All it takes is a few notes from the opening track of S.G. Goodman’s debut album, Old Time Feeling, to know you’re about to hear something singular and special. Blessed with a one-of-a-kind voice that cuts through the atmosphere like a sharp blade, Goodman sings the kind of soul-baring torch songs that stick with you, compelling you to turn them up louder and louder and belt them out alongside her. Produced by Jim James, Old Time Feeling is a statement-making introduction to an artist already fully formed.
Those mind-blowing opening notes come from album standout “Space and Time,” a dreamy but hefty country ballad full of longing, regret, and unconditional love written in the aftermath of Goodman coming out as gay to her family. It is timeless — at home on a honkytonk jukebox, but with the kind of pop-tinged melody that begs for repeat listens.

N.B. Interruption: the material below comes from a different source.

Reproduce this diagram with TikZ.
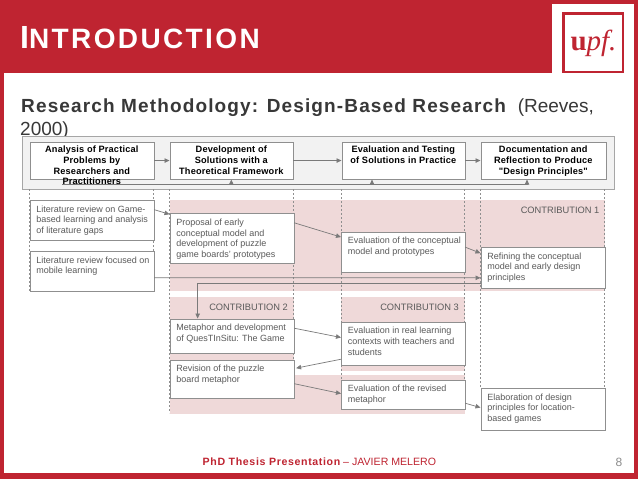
\documentclass[tikz,border=0pt]{standalone}
\usepackage{fontspec}
\setmainfont{Liberation Sans}
\newfontfamily\spacedfont[LetterSpace=8.5]{Liberation Sans}
\newfontfamily\wideheadfont[LetterSpace=6]{Liberation Sans}
\newfontfamily\boxheadfont[LetterSpace=2]{Liberation Sans}
\newfontfamily\footfont[LetterSpace=6]{Liberation Sans}
\newfontfamily\logofont{Liberation Serif}
\usetikzlibrary{calc,arrows.meta}
\definecolor{upfred}{HTML}{BF2431}
\definecolor{pinkfill}{HTML}{EFD9D9}
\definecolor{linegray}{HTML}{8F8F8F}
\definecolor{bodygray}{HTML}{5A5A5A}
\definecolor{titlegray}{HTML}{383838}
\tikzset{
  flowbox/.style={draw=linegray,fill=white,line width=.6pt,inner sep=0pt,anchor=north west},
  arr/.style={draw=linegray!85!black,line width=.7pt,-{Triangle[length=5pt,width=4.5pt]}},
  plainline/.style={draw=linegray!85!black,line width=.7pt},
  guide/.style={draw=linegray,line width=.5pt,dash pattern=on 2pt off 2pt},
  contrib/.style={font=\fontsize{9.3}{11}\selectfont,text=bodygray,inner sep=0pt,anchor=base east}
}
% name, x, y, w, h, text
\newcommand{\stepnode}[6]{%
  \node[flowbox,minimum width=#4pt,minimum height=#5pt] (#1) at (#2,#3)
    {\parbox[c][#5pt][t]{#4pt}{\fontsize{9}{10.6}\selectfont\color{bodygray}\leftskip=6.5pt\rightskip=0pt plus 1fil\parindent=0pt\vspace{4.6pt}\strut#6\strut}};}
\newcommand{\headnode}[6]{%
  \node[flowbox,minimum width=#4pt,minimum height=#5pt] (#1) at (#2,#3)
    {\parbox[c][#5pt][t]{#4pt}{\boxheadfont\bfseries\fontsize{9.2}{10.7}\selectfont\color{black}\centering\vspace{3.5pt}\strut#6\strut}};}
\begin{document}
\begin{tikzpicture}[x=1pt,y=-1pt]
\useasboundingbox (0,0) rectangle (638,479);
% frame
\fill[upfred] (0,0) rectangle (638,479);
\fill[white] (4,73) rectangle (633.5,473);
\fill[white] (552,4) rectangle (633.5,73);
\draw[upfred,line width=2.6pt] (563.3,13.3) rectangle (623,71.8);
\node[inner sep=0pt,anchor=base,text=upfred] (logo) at (593.5,50) {\logofont\fontsize{29}{29}\selectfont\textbf{u}\textit{pf.}};
\node[inner sep=0pt,anchor=base west,text=white] (title) at (20,48.7) {\spacedfont\bfseries\fontsize{32}{32}\selectfont I\fontsize{28}{28}\selectfont NTRODUCTION};
\node[inner sep=0pt,anchor=base west,text=titlegray] (sub) at (21,112.7) {\wideheadfont\bfseries\fontsize{19}{19}\selectfont Research Methodology: Design-Based Research};
\node[inner sep=0pt,anchor=base east,text=titlegray] (subr) at (594,112.7) {\fontsize{19}{19}\selectfont (Reeves,};
\node[inner sep=0pt,anchor=base west,text=titlegray] (subb) at (20,135) {\fontsize{19}{19}\selectfont 2000)};
% band
\draw[fill=black!5,draw=black!35,line width=.7pt] (22.5,136) rectangle (614,189);
% pink
\fill[pinkfill] (169.5,199.5) rectangle (604.5,291);
\fill[pinkfill] (169.5,297) rectangle (293.5,413.5);
\fill[pinkfill] (341,297) rectangle (464.5,371);
\fill[pinkfill] (169.5,375) rectangle (464.5,413.5);
% guides
\foreach \gx/\ga/\gb in {29.5/189/291,153.5/189/291,169.5/189/413,293.5/189/397,341/189/408,464.5/189/408,480.5/189/388,604.5/189/388}
  \draw[guide] (\gx,\ga) -- (\gx,\gb);
% headers
\headnode{ha}{29.5}{141.5}{124}{37.5}{Analysis of Practical\\Problems by\\Researchers and\\Practitioners}
\headnode{hb}{169.5}{141.5}{123}{37.5}{Development of\\Solutions with a\\Theoretical Framework}
\headnode{hc}{341.5}{141.5}{123}{37.5}{Evaluation and Testing\\of Solutions in Practice}
\headnode{hd}{480.5}{141.5}{125}{37.5}{Documentation and\\Reflection to Produce\\"Design Principles"}
% steps
\stepnode{lita}{29.5}{200}{124}{39.5}{Literature review on Game-\\based learning and analysis\\of literature gaps}
\stepnode{litb}{29.5}{251}{124}{40}{Literature review focused on\\mobile learning}
\stepnode{prop}{169.5}{213.3}{124}{49.2}{Proposal of early\\conceptual model and\\development of puzzle\\game boards' prototypes}
\stepnode{evalc}{341}{231.5}{123.5}{40.5}{Evaluation of the conceptual\\model and prototypes}
\stepnode{refi}{480.5}{247}{124}{40.5}{Refining the conceptual\\model and early design\\principles}
\stepnode{meta}{169.5}{318.5}{124}{34}{Metaphor and development\\of QuesTInSitu: The Game}
\stepnode{revi}{169.5}{359.5}{124}{38}{Revision of the puzzle\\board metaphor}
\stepnode{evalr}{341}{321.5}{123.5}{43}{Evaluation in real learning\\contexts with teachers and\\students}
\stepnode{evalv}{341}{379.5}{123.5}{29}{Evaluation of the revised\\metaphor}
\stepnode{elab}{480.5}{388}{124}{42}{Elaboration of design\\principles for location-\\based games}
% contribution labels
\node[contrib] (ca) at (599.5,213) {CONTRIBUTION 1};
\node[contrib] (cb) at (288,310) {CONTRIBUTION 2};
\node[contrib] (cc) at (459,310) {CONTRIBUTION 3};
% header arrows
\draw[arr] (ha.east) -- (hb.west);
\draw[arr] (hb.east) -- (hc.west);
\draw[arr] (hc.east) -- (hd.west);
% feedback
\coordinate (fbstart) at (62,184.3);
\coordinate (fbb) at (hb.south |- fbstart);
\coordinate (fbc) at (372,184.3);
\coordinate (fbd) at (527,184.3);
\draw[plainline] (fbstart) -- (fbd);
\draw[arr] (fbb) -- (fbb |- hb.south);
\draw[arr] (fbc) -- (fbc |- hc.south);
\draw[arr] (fbd) -- (fbd |- hd.south);
% steps
\draw[arr] ($(lita.north east)!.24!(lita.south east)$) -- ($(prop.north west)!.02!(prop.south west)$);
\draw[arr] ($(prop.north east)!.19!(prop.south east)$) -- ($(evalc.north west)!.136!(evalc.south west)$);
\draw[arr] ($(evalc.north east)!.38!(evalc.south east)$) -- ($(refi.north west)!.15!(refi.south west)$);
\draw[arr] ($(litb.north east)!.66!(litb.south east)$) -- ($(refi.north west)!.75!(refi.south west)$);
\draw[arr] ($(refi.north west)!.88!(refi.south west)$) -| ($(meta.north west)!.226!(meta.north east)$);
\draw[arr] ($(meta.north east)!.28!(meta.south east)$) -- ($(evalr.north west)!.367!(evalr.south west)$);
\draw[arr] ($(evalr.north west)!.865!(evalr.south west)$) -- ([xshift=2pt]$(revi.north east)!.224!(revi.south east)$);
\draw[arr] ($(revi.north east)!.626!(revi.south east)$) -- ($(evalv.north west)!.476!(evalv.south west)$);
\draw[arr] ($(evalv.north east)!.8!(evalv.south east)$) -- ($(elab.north west)!.46!(elab.south west)$);
% footer
\node[inner sep=0pt,anchor=base west,text=upfred] (foot) at (202.5,465) {\fontsize{10.6}{12}\selectfont{\footfont\bfseries PhD Thesis Presentation}\ -- JAVIER MELERO};
\node[inner sep=0pt,anchor=base,text=black!45] (pg) at (619,466) {\fontsize{12}{12}\selectfont 8};
\end{tikzpicture}
\end{document}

Rather than build up to the full capacity of her voice, Goodman blasts us with it out of the gate and then winds it down to reveal all its gorgeous nuances. We hear more of these soft and subtle vocal maneuvers in “Supertramp,” “If It Ain’t Me Babe” and “Red Bird Morning,” all crystalline beauties on this record.
The driving “Old Time Feeling,” along with the chest-beating “The Way I Talk,” are Goodman’s barnburners. Showing her gift for fiery, no-holds-barred rock and roll, they establish her as a force in a new generation of Southern Appalachian voices. We hear her grappling with the idea of what it means to be exactly who she is, contradictions and stereotypes be damned. We hear a strong allegiance to, and powerful love for the place that made her who she is, despite its long history of turning its back on her and the LGBTQ community. Still, her message is hopeful and she refuses to give in. “Even though they said ‘We’re not there quite yet’ / We’re not livin’ in that old time feeling,” she wails on the title track. “Stick around and work your way through / Be the change you hope to find.”